Ese mismo concepto de singularidad, en el DRAE, nos habla de algo que se separa o distingue de lo común. Y se puede aplicar sin ambages a esta novela. Pocos autores conozco en castellano que puedan enhebrar en una novela el thriller de tintes noir, la fábula y la ciencia ficción (por más que el autor, en una nota final, nos diga que lo que se cuenta en ella es más presente que futuro, algo en lo que coincido) de manera tan brillante y profunda como ha logrado Ignacio. Si acaso, mi idolatrado José Carlos Somoza en novelas como Zig Zag, El cebo o La llave del abismo. Pero hay muchas más influencias en esta novela. Nos remite, por supuesto, a El hombre duplicado, de Saramago, en tanto en cuanto que nuestro protagonista topará en un momento de la novela con su trasunto, el que podía haber elegido otro camino, como en la película Las vidas posibles de Mr. Nobody. Pero también hay reminiscencias a los Sueños de robot, de Asimov, a esas preguntas que, entiendo, ellos, como nosotros, podrán llegar a hacerse. Quizá de hecho ya pueden. ¿Y si a los humanos y a los robots lo que nos diferencia es la capacidad de soñar? ¿O el contenido de los sueños? ¿Sueñan los androides con ovejas eléctricas? ¿Y si, cuando nos enfrentemos al dolor de una pérdida o a la amnesia producida por un trauma, no hay nada que nos diferencie? Dijo Galeano que estamos hechos de historias y de recuerdos… ¿somos iguales en los recuerdos? ¿En la locura?¿Podemos llegar a sentir ambos, robots y personas, cómo la realidad es horadada a veces por multitud de insectos, una carcoma que mina el andamiaje que la sustenta, un ruido blanco sobre todas las cosas, en los intersticios de lo que vemos y lo que sentimos?

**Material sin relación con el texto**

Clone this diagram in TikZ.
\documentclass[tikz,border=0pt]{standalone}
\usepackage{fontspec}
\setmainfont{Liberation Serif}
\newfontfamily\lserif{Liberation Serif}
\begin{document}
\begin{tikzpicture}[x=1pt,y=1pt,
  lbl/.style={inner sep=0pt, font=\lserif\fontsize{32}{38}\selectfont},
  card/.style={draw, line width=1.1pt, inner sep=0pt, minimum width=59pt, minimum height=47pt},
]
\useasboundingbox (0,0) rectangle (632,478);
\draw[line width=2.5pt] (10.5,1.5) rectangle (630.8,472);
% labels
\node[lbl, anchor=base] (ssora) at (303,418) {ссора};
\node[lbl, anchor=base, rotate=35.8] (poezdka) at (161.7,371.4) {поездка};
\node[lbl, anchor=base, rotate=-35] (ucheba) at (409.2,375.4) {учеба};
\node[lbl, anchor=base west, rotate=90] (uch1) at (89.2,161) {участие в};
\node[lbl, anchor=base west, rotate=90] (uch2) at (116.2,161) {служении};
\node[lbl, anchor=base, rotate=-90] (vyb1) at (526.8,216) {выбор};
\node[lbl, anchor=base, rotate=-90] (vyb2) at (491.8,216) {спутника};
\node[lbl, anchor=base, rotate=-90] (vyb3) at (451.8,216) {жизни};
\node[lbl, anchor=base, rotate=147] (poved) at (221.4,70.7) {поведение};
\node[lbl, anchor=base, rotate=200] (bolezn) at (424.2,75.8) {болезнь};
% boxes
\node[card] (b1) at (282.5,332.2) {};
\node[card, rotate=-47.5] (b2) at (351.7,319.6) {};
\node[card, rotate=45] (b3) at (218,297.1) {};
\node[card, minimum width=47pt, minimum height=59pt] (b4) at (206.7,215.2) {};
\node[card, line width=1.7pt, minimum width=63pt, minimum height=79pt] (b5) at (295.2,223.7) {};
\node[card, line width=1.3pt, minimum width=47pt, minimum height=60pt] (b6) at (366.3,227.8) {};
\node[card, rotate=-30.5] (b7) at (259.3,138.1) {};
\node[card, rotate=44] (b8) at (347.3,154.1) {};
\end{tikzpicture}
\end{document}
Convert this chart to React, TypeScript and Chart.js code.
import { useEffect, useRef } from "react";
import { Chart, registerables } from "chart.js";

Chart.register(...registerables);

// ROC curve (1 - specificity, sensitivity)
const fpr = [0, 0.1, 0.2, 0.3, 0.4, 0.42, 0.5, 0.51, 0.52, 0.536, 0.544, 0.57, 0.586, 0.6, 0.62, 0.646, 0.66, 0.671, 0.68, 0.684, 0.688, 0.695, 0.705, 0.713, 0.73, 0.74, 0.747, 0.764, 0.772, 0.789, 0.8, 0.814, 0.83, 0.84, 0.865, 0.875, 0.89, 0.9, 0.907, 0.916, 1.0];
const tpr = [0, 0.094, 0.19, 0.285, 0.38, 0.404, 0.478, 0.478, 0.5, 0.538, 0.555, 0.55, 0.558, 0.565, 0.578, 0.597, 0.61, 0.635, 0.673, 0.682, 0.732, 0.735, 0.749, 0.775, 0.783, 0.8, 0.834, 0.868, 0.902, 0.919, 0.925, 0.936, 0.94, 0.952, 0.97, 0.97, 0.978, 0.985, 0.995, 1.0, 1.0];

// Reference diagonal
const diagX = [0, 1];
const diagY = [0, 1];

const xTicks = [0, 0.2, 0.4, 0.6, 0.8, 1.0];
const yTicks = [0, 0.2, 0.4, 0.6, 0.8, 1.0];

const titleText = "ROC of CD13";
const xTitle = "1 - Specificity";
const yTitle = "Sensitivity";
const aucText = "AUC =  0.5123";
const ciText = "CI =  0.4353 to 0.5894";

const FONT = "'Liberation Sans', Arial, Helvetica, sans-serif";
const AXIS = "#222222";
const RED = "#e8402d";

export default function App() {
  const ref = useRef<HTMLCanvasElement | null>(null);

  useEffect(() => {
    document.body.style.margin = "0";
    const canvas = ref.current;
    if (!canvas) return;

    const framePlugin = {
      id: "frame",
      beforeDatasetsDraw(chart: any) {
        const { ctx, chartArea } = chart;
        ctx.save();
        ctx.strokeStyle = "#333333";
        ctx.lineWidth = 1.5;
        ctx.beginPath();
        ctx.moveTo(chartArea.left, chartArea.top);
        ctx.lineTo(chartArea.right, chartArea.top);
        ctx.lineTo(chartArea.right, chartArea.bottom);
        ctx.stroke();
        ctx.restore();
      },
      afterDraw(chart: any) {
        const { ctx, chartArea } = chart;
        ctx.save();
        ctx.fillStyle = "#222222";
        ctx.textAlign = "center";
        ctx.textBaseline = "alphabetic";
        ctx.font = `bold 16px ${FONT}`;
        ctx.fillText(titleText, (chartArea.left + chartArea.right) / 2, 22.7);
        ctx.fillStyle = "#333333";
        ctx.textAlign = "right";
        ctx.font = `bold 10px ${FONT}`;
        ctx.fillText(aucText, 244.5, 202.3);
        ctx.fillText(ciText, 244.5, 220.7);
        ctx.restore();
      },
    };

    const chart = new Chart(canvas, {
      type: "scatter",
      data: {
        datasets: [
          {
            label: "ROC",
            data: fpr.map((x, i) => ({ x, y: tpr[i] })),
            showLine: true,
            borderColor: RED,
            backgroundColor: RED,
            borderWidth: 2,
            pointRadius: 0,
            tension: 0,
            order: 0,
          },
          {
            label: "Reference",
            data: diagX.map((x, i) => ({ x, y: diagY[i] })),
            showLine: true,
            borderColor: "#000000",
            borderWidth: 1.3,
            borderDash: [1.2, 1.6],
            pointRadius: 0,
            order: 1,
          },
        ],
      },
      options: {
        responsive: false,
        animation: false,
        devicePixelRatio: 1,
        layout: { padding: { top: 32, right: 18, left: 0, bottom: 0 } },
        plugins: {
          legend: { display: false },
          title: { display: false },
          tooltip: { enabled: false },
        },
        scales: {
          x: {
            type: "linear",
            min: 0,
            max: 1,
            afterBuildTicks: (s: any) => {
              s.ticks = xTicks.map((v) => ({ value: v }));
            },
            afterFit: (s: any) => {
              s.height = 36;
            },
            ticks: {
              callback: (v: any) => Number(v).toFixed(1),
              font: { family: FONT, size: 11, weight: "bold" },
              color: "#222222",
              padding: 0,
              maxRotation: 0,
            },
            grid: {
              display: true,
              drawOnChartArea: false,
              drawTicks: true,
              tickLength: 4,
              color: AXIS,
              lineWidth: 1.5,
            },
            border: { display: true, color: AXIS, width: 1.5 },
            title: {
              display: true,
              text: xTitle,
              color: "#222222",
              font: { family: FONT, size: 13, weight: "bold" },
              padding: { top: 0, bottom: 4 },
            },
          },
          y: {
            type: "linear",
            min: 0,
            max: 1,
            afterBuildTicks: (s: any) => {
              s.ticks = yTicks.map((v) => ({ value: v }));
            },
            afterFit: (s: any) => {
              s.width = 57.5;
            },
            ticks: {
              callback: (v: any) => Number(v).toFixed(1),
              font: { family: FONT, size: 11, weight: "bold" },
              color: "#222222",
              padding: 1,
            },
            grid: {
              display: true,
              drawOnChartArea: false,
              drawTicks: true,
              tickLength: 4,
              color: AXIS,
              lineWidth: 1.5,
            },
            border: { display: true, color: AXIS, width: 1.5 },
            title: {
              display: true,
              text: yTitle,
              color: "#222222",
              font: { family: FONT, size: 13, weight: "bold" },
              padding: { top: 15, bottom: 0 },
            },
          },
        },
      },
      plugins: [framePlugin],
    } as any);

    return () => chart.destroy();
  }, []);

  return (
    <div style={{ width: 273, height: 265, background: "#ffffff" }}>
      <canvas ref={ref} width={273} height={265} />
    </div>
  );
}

Sobre todas estas cuestiones filosóficas, metafísicas, diría yo, sobrevuela Ferrando en esta novela, a veces rozando la superficie y otras sumergiéndose, aunque nunca de lleno; salpica el libro de elipsis, de insinuaciones, de frases enigmáticas dichas por un personaje en una parte de la novela y repetida por otro distinto en otro espacio y tiempo, obligando al lector ―gozosamente, por descontado― a llenar los huecos, llevando la narración desde un impactante inicio en pos de una dirección y unas directrices que creemos conocidas, pero que enseguida zigzaguea, nos genera dudas, preguntas, como al propio protagonista, poseedor de un traumático pasado donde todo, bueno y malo, gira alrededor de Mónica, su mujer, y su muerte. ¿Es mi comportamiento totalmente predecible para los algoritmos? ¿Soy humano? ¿Lo soy si cuestiono mi existencia, o si me sacrifico por alguien? ¿O soy humano porque soy capaz de postergar todas estas preguntas que nos atormentan para poder seguir con nuestras vidas? De hecho, aceptará ese reto mayúsculo de la investigación del asesinato no por la cantidad astronómica que se llevará ni por llevar razón o no con respecto a la singularidad, si no para saber que sus recuerdos existieron de verdad, y que Mónica no murió en balde y que su dolor sirvió para algo.
En el final, estas grandes cuestiones que nos hemos venido haciendo desde que el mundo es mundo ―el sentido de la vida, el fin último de las cosas, la singularidad…― quedarán sin respuesta, al albur del lector y del protagonista. Quizá es la muerte (la literal y la simbólica del héroe), y no otra cosa, lo que da sentido a la vida, ya que en ésta, si creemos en la samsara, el ciclo hindú de reencarnaciones, de regeneraciones, de un acto final volveremos a un primer acto.